(Some records)

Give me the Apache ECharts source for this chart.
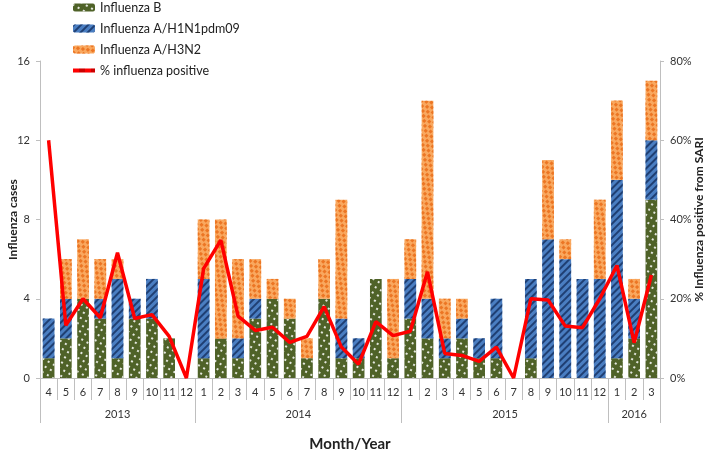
<!DOCTYPE html>
<html>
<head>
<meta charset="utf-8">
<script src="https://cdn.jsdelivr.net/npm/echarts@6/dist/echarts.min.js"></script>
<style>html,body{margin:0;padding:0;background:#fff}#c{width:709px;height:456px}</style>
</head>
<body>
<div id="c"></div>
<script>
var months = ['4','5','6','7','8','9','10','11','12',
  '1','2','3','4','5','6','7','8','9','10','11','12',
  '1','2','3','4','5','6','7','8','9','10','11','12',
  '1','2','3'];
var years = ['2013','2014','2015','2016'];
var yearMonthCounts = [9, 12, 12, 3];
var fluB  = [1,2,4,3,1,3,3,2,0, 1,2,1,3,4,3,1,4,1,1,5,1, 3,2,1,2,1,1,0,1,0,0,0,0, 1,2,9];
var fluH1 = [2,2,0,1,4,1,2,0,0, 4,0,1,1,0,0,0,0,2,1,0,0, 2,2,1,1,1,3,0,4,7,6,5,5, 9,2,3];
var fluH3 = [0,2,3,2,1,0,0,0,0, 3,6,4,2,1,1,1,2,6,0,0,4, 2,10,2,1,0,0,0,0,4,1,0,4, 4,1,3];
var pctPositive = [60,13.3,20,15.2,31.6,15,16,10.5,0,
  27.6,34.8,15.6,12,12.8,9,10.5,18,7.8,3.5,14.2,10.7,
  11.8,26.8,6.2,5.7,4.2,7.8,0,20,19.7,13.1,12.7,20,
  28.4,8.9,26];

// year boundaries and centres on a 0..36 value axis
var yearBounds = [0], yearCentres = [];
(function(){
  var acc = 0;
  for (var i = 0; i < yearMonthCounts.length; i++) {
    yearCentres.push(acc + yearMonthCounts[i] / 2);
    acc += yearMonthCounts[i];
    yearBounds.push(acc);
  }
})();

var gridColor = '#BFBFBF';
var txt = '#333';
var chart = echarts.init(document.getElementById('c'));
chart.setOption({
  animation: false,
  aria: { enabled: true, decal: { show: true } },
  textStyle: { fontFamily: 'Lato, Open Sans, Liberation Sans, sans-serif' },
  legend: {
    orient: 'vertical', left: 73, top: 1, padding: 0,
    itemWidth: 22, itemHeight: 8, itemGap: 8,
    textStyle: { fontSize: 12.5, color: '#222' },
    data: ['Influenza B', 'Influenza A/H1N1pdm09', 'Influenza A/H3N2',
      { name: '% influenza positive', icon: 'path://M0,0H22V4H0Z' }]
  },
  grid: { left: 40, right: 49, top: 61, bottom: 78, outerBoundsMode: 'none' },
  xAxis: [{
    type: 'category', data: months, boundaryGap: true,
    axisLine: { lineStyle: { color: gridColor } },
    axisTick: { show: true, interval: 0, length: 22, lineStyle: { color: gridColor } },
    axisLabel: { interval: 0, fontSize: 11, color: txt, margin: 9 },
    name: 'Month/Year', nameLocation: 'middle', nameGap: 59, nameMoveOverlap: false,
    nameTextStyle: { fontSize: 15, fontWeight: 'bold', color: '#222' }
  }, {
    type: 'value', min: 0, max: 36, position: 'bottom',
    axisLine: { show: false },
    splitLine: { show: false },
    axisTick: { show: true, customValues: yearBounds, length: 45, lineStyle: { color: gridColor } },
    axisLabel: {
      customValues: yearCentres, fontSize: 11, color: txt, margin: 31,
      formatter: function (v) { return years[yearCentres.indexOf(v)] || ''; }
    }
  }],
  yAxis: [{
    type: 'value', min: 0, max: 16, interval: 4,
    axisLine: { show: true, lineStyle: { color: gridColor } },
    axisTick: { show: true, length: 4, lineStyle: { color: gridColor } },
    splitLine: { show: false },
    axisLabel: { fontSize: 11, color: txt, margin: 10 },
    name: 'Influenza cases', nameLocation: 'middle', nameGap: 21, nameRotate: 90, nameMoveOverlap: false,
    nameTextStyle: { fontSize: 12, fontWeight: 'bold', color: '#222' }
  }, {
    type: 'value', min: 0, max: 80, interval: 20, position: 'right',
    axisLine: { show: true, lineStyle: { color: gridColor } },
    axisTick: { show: true, length: 4, lineStyle: { color: gridColor } },
    splitLine: { show: false },
    axisLabel: { fontSize: 11, color: txt, margin: 10, formatter: '{value}%' },
    name: '% Influenza positive from SARI', nameLocation: 'middle', nameGap: 33, nameRotate: 90, nameMoveOverlap: false,
    nameTextStyle: { fontSize: 12, fontWeight: 'bold', color: '#222' }
  }],
  series: [{
    name: 'Influenza B', type: 'bar', stack: 'flu', data: fluB, barCategoryGap: '32%',
    itemStyle: { color: '#4F6228', decal: { symbol: 'rect', symbolSize: 1, color: 'rgba(255,255,255,0.85)', dashArrayX: [1.5, 3.5], dashArrayY: [1.5, 4] } }
  }, {
    name: 'Influenza A/H1N1pdm09', type: 'bar', stack: 'flu', data: fluH1,
    itemStyle: { color: '#4A7EC2', decal: { symbol: 'rect', symbolSize: 1, color: '#1F3F73', dashArrayX: [1, 0], dashArrayY: [1.4, 2.6], rotation: -Math.PI / 4 } }
  }, {
    name: 'Influenza A/H3N2', type: 'bar', stack: 'flu', data: fluH3,
    itemStyle: { color: '#F9A85F', decal: { symbol: 'rect', symbolSize: 1, color: '#EC7624', dashArrayX: [[3, 3], [0, 3, 3, 0]], dashArrayY: [2.6, 0.6] } }
  }, {
    name: '% influenza positive', type: 'line', yAxisIndex: 1, data: pctPositive,
    symbol: 'none', lineStyle: { color: '#FF0000', width: 3.5 }, itemStyle: { color: '#FF0000' }, z: 5
  }]
});
</script>
</body>
</html>
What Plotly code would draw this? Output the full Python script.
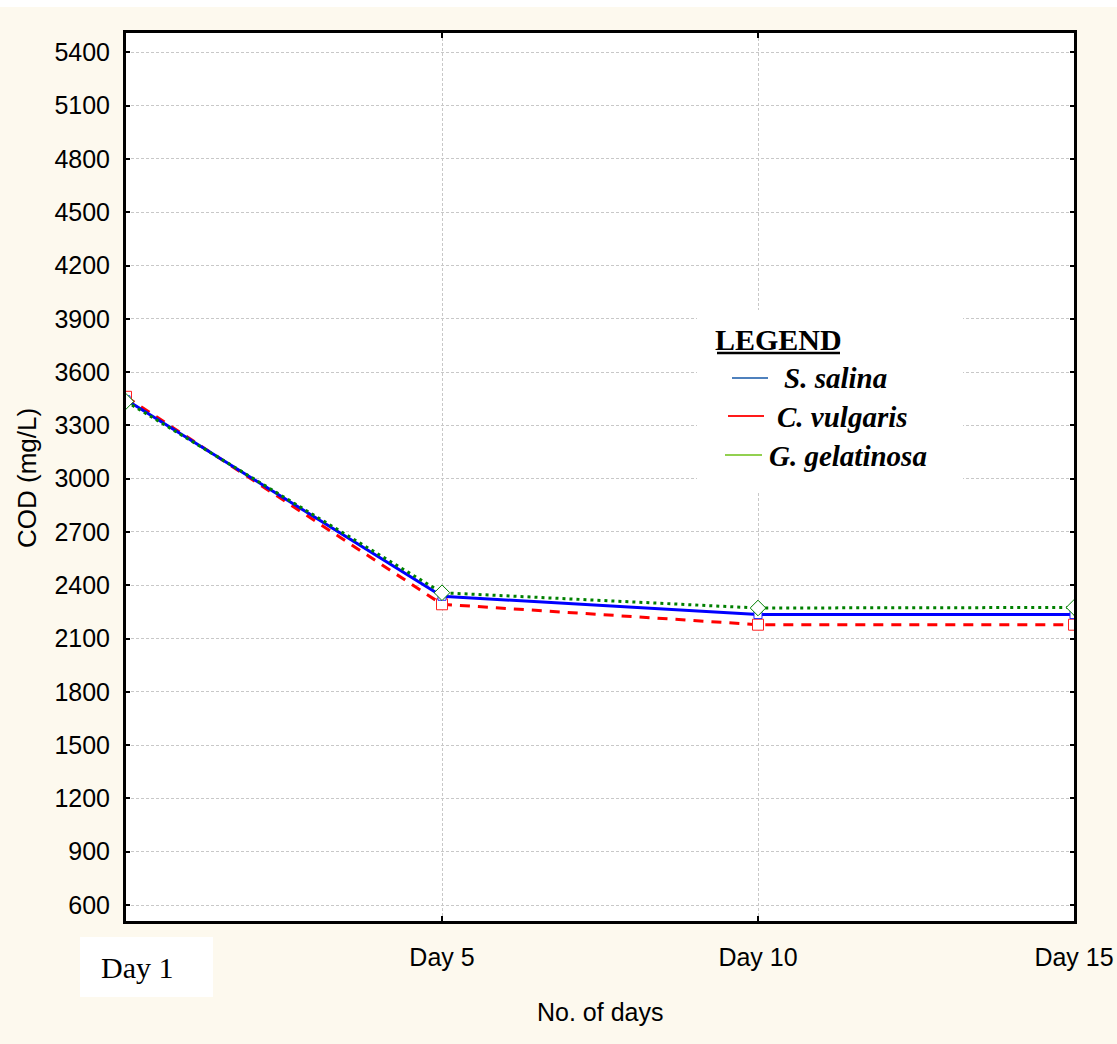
import plotly.graph_objects as go

# ---- data ----
days = ["Day 1", "Day 5", "Day 10", "Day 15"]
s_salina = [3444, 2338, 2235, 2235]
c_vulgaris = [3461, 2293, 2178, 2178]
g_gelatinosa = [3435, 2358, 2272, 2275]
y_ticks = [600, 900, 1200, 1500, 1800, 2100, 2400, 2700, 3000, 3300,
           3600, 3900, 4200, 4500, 4800, 5100, 5400]
series_names = ["S. salina", "C. vulgaris", "G. gelatinosa"]

W, H = 1117, 1044
L, R, T, B = 126, 1074, 33, 921


def px(x):
    return (x - L) / (R - L)


def py(y):
    return (B - y) / (B - T)


SANS = "Liberation Sans, Arial, sans-serif"
SERIF = "Liberation Serif, Times New Roman, serif"

fig = go.Figure()

fig.add_trace(go.Scatter(
    x=days, y=c_vulgaris, name=series_names[1], mode="lines+markers",
    line=dict(color="#FF0000", width=3, dash="10px,8px"),
    marker=dict(symbol="square", size=11, color="white",
                line=dict(color="#FF2020", width=1)),
))
fig.add_trace(go.Scatter(
    x=days, y=s_salina, name=series_names[0], mode="lines+markers",
    line=dict(color="#0000FF", width=3),
    marker=dict(symbol="square", size=8, color="white",
                line=dict(color="#2020FF", width=1)),
))
fig.add_trace(go.Scatter(
    x=days, y=g_gelatinosa, name=series_names[2], mode="lines+markers",
    line=dict(color="#008000", width=3, dash="3px,4px"),
    marker=dict(symbol="diamond", size=12, color="white",
                line=dict(color="#008000", width=1)),
))

grid = dict(showgrid=True, gridcolor="#C8C8C8", gridwidth=1, griddash="3px,2px")

fig.update_xaxes(
    type="category", range=[0, 3], automargin=False,
    tickmode="array", tickvals=days, ticktext=[""] + days[1:],
    ticks="inside", ticklen=5, tickwidth=2, tickcolor="black",
    showline=True, linecolor="black", linewidth=3, mirror="ticks",
    tickfont=dict(family=SANS, size=25, color="black"),
    ticklabelstandoff=12,
    zeroline=False, **grid,
)
fig.update_yaxes(
    range=[510, 5509], automargin=False,
    tickmode="array", tickvals=y_ticks, ticktext=[str(v) for v in y_ticks],
    ticks="inside", ticklen=4, tickwidth=2, tickcolor="black",
    showline=True, linecolor="black", linewidth=3, mirror="ticks",
    tickfont=dict(family=SANS, size=25, color="black"),
    ticklabelstandoff=8,
    zeroline=False, **grid,
)

shapes = []
annotations = []

# white strip at the very top
shapes.append(dict(type="rect", xref="paper", yref="paper",
                   x0=px(-5), x1=px(W + 5), y0=py(7), y1=py(-5),
                   fillcolor="white", line=dict(width=0), layer="above"))

# legend box
shapes.append(dict(type="rect", xref="paper", yref="paper",
                   x0=px(697), x1=px(963), y0=py(493), y1=py(310),
                   fillcolor="white", line=dict(width=0), layer="above"))
# underline for LEGEND
shapes.append(dict(type="line", xref="paper", yref="paper",
                   x0=px(717), x1=px(840), y0=py(353), y1=py(353),
                   line=dict(color="black", width=2.5), layer="above"))
annotations.append(dict(xref="paper", yref="paper", x=px(778.5), y=py(339),
                        text="<b>LEGEND</b>", showarrow=False,
                        xanchor="center", yanchor="middle",
                        font=dict(family=SERIF, size=30, color="black")))

leg_cols = ["#4F81BD", "#FF1A1A", "#92D050"]
leg_line = [(732, 768, 378), (728, 764, 416), (725, 762, 455)]
leg_text_x = [782, 775, 767]
leg_text_y = [378, 417, 456]
for name, col, (lx0, lx1, ly), tx, ty in zip(series_names, leg_cols, leg_line,
                                             leg_text_x, leg_text_y):
    shapes.append(dict(type="line", xref="paper", yref="paper",
                       x0=px(lx0), x1=px(lx1), y0=py(ly), y1=py(ly),
                       line=dict(color=col, width=2), layer="above"))
    annotations.append(dict(xref="paper", yref="paper", x=px(tx), y=py(ty),
                            text="<b><i>" + name + "</i></b>", showarrow=False,
                            xanchor="left", yanchor="middle",
                            font=dict(family=SERIF, size=29, color="black")))

# white box with "Day 1"
shapes.append(dict(type="rect", xref="paper", yref="paper",
                   x0=px(80), x1=px(213), y0=py(997), y1=py(937),
                   fillcolor="white", line=dict(width=0), layer="above"))
annotations.append(dict(xref="paper", yref="paper", x=px(137), y=py(967),
                        text=days[0], showarrow=False,
                        xanchor="center", yanchor="middle",
                        font=dict(family=SERIF, size=30, color="black")))

# axis titles
annotations.append(dict(xref="paper", yref="paper", x=px(600), y=py(1012),
                        text="No. of days", showarrow=False,
                        xanchor="center", yanchor="middle",
                        font=dict(family=SANS, size=25, color="black")))
annotations.append(dict(xref="paper", yref="paper", x=px(27), y=py(478),
                        text="COD (mg/L)", showarrow=False, textangle=-90,
                        xanchor="center", yanchor="middle",
                        font=dict(family=SANS, size=26, color="black")))

fig.update_layout(
    width=W, height=H,
    margin=dict(l=L, r=W - R, t=T, b=H - B, autoexpand=False),
    paper_bgcolor="#FDF9EE",
    plot_bgcolor="white",
    showlegend=False,
    shapes=shapes,
    annotations=annotations,
)

fig.write_html("out.html")
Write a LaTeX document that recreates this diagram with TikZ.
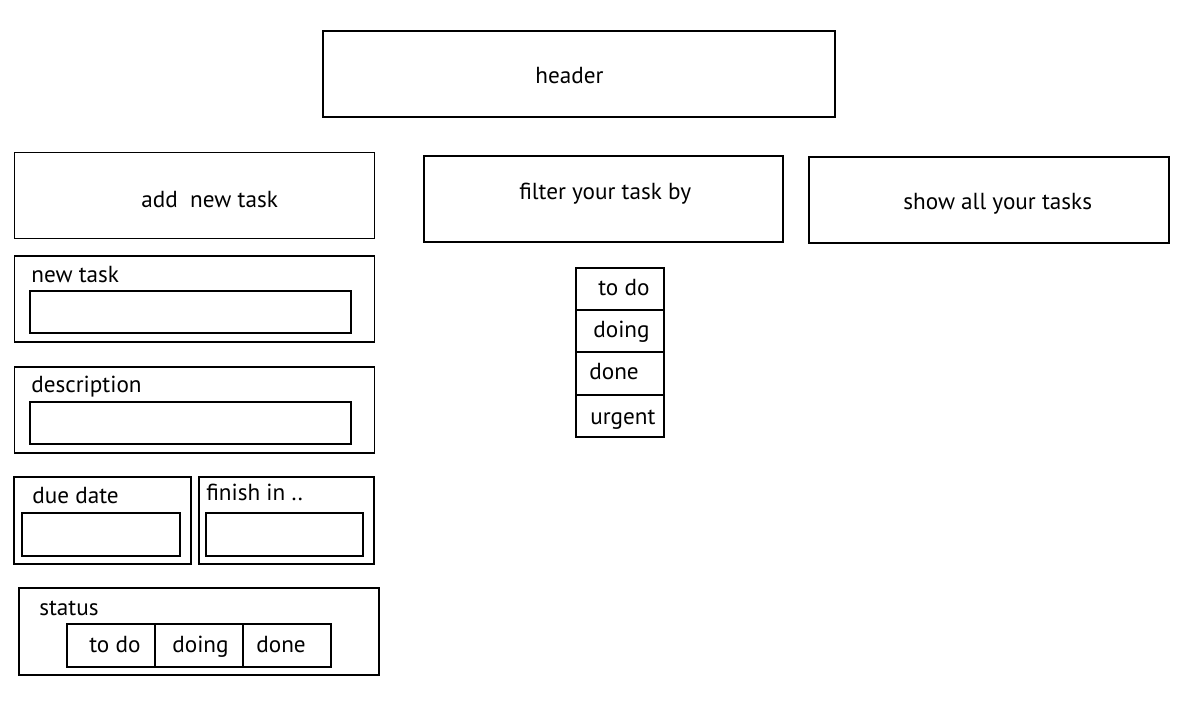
\documentclass[tikz,border=0pt]{standalone}
\usepackage{fontspec}
\setmainfont{PT Sans}
\usetikzlibrary{positioning}

\begin{document}
\begin{tikzpicture}[
    x=0.02cm, y=-0.02cm,
    frame/.style={draw, line width=1.1pt, inner sep=0pt},
    field/.style={draw, line width=1.1pt, inner sep=0pt},
    txt/.style={anchor=base west, inner sep=0pt, font=\fontsize{13.2}{15}\selectfont}
]
\useasboundingbox (0,0) rectangle (1179,716);

% Header
\node[frame, minimum width=512*0.02cm, minimum height=86*0.02cm] (header) at (579,74) {};
\node[txt] (headertxt) at (535,84) {header};

% Add new task (left column)
\node[frame, minimum width=360*0.02cm, minimum height=86*0.02cm] (add) at (194.5,195.5) {};
\node[txt] (addtxt) at (141,208) {add\ \ new task};

\node[frame, minimum width=360*0.02cm, minimum height=86*0.02cm] (newtask) at (194.5,299) {};
\node[txt] (newtasktxt) at (31,282) {new task};
\node[field, minimum width=321*0.02cm, minimum height=42*0.02cm] (newtaskin) at (190.5,312) {};

\node[frame, minimum width=360*0.02cm, minimum height=86*0.02cm] (desc) at (194.5,410) {};
\node[txt] (desctxt) at (31,392) {description};
\node[field, minimum width=321*0.02cm, minimum height=42*0.02cm] (descin) at (190.5,423) {};

\node[frame, minimum width=177*0.02cm, minimum height=87*0.02cm] (due) at (102.5,520.5) {};
\node[txt] (duetxt) at (32,503) {due date};
\node[field, minimum width=158*0.02cm, minimum height=43*0.02cm] (duein) at (101,534.5) {};

\node[frame, minimum width=175*0.02cm, minimum height=87*0.02cm] (finish) at (286.5,520.5) {};
\node[txt] (finishtxt) at (206,500) {finish in ..};
\node[field, minimum width=157*0.02cm, minimum height=43*0.02cm] (finishin) at (284.5,534.5) {};

\node[frame, minimum width=360*0.02cm, minimum height=87*0.02cm] (status) at (199,631.5) {};
\node[txt] (statustxt) at (39,615) {status};
\foreach \name/\cx/\tx/\lbl in {todo/111/89/to do, doing/199/172/doing, done/287/256/done}{
    \node[field, minimum width=88*0.02cm, minimum height=43*0.02cm] (st\name) at (\cx,645.5) {};
    \node[txt] (st\name txt) at (\tx,652) {\lbl};
}

% Filter (middle column)
\node[frame, minimum width=359*0.02cm, minimum height=86*0.02cm] (filter) at (603.5,199) {};
\node[txt] (filtertxt) at (519,199) {filter your task by};
\foreach \name/\cy/\tx/\ty/\lbl in {todo/289/598/295/to do, doing/331/593/337/doing, done/373.5/589/379/done, urgent/416/590/424/urgent}{
    \node[field, minimum width=88*0.02cm, minimum height=42*0.02cm] (f\name) at (620,\cy) {};
    \node[txt] (f\name txt) at (\tx,\ty) {\lbl};
}

% Show all (right column)
\node[frame, minimum width=360*0.02cm, minimum height=86*0.02cm] (show) at (989,200) {};
\node[txt] (showtxt) at (903,210) {show all your tasks};
\end{tikzpicture}
\end{document}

THE EXERCISE
Leave the pictures out and reproduce exactly the lines from the top of the listing above through the line with "28.4,8.9,26];".

FINISHED EXERCISE
Give me the Apache ECharts source for this chart.
<!DOCTYPE html>
<html>
<head>
<meta charset="utf-8">
<script src="https://cdn.jsdelivr.net/npm/echarts@6/dist/echarts.min.js"></script>
<style>html,body{margin:0;padding:0;background:#fff}#c{width:709px;height:456px}</style>
</head>
<body>
<div id="c"></div>
<script>
var months = ['4','5','6','7','8','9','10','11','12',
  '1','2','3','4','5','6','7','8','9','10','11','12',
  '1','2','3','4','5','6','7','8','9','10','11','12',
  '1','2','3'];
var years = ['2013','2014','2015','2016'];
var yearMonthCounts = [9, 12, 12, 3];
var fluB  = [1,2,4,3,1,3,3,2,0, 1,2,1,3,4,3,1,4,1,1,5,1, 3,2,1,2,1,1,0,1,0,0,0,0, 1,2,9];
var fluH1 = [2,2,0,1,4,1,2,0,0, 4,0,1,1,0,0,0,0,2,1,0,0, 2,2,1,1,1,3,0,4,7,6,5,5, 9,2,3];
var fluH3 = [0,2,3,2,1,0,0,0,0, 3,6,4,2,1,1,1,2,6,0,0,4, 2,10,2,1,0,0,0,0,4,1,0,4, 4,1,3];
var pctPositive = [60,13.3,20,15.2,31.6,15,16,10.5,0,
  27.6,34.8,15.6,12,12.8,9,10.5,18,7.8,3.5,14.2,10.7,
  11.8,26.8,6.2,5.7,4.2,7.8,0,20,19.7,13.1,12.7,20,
  28.4,8.9,26];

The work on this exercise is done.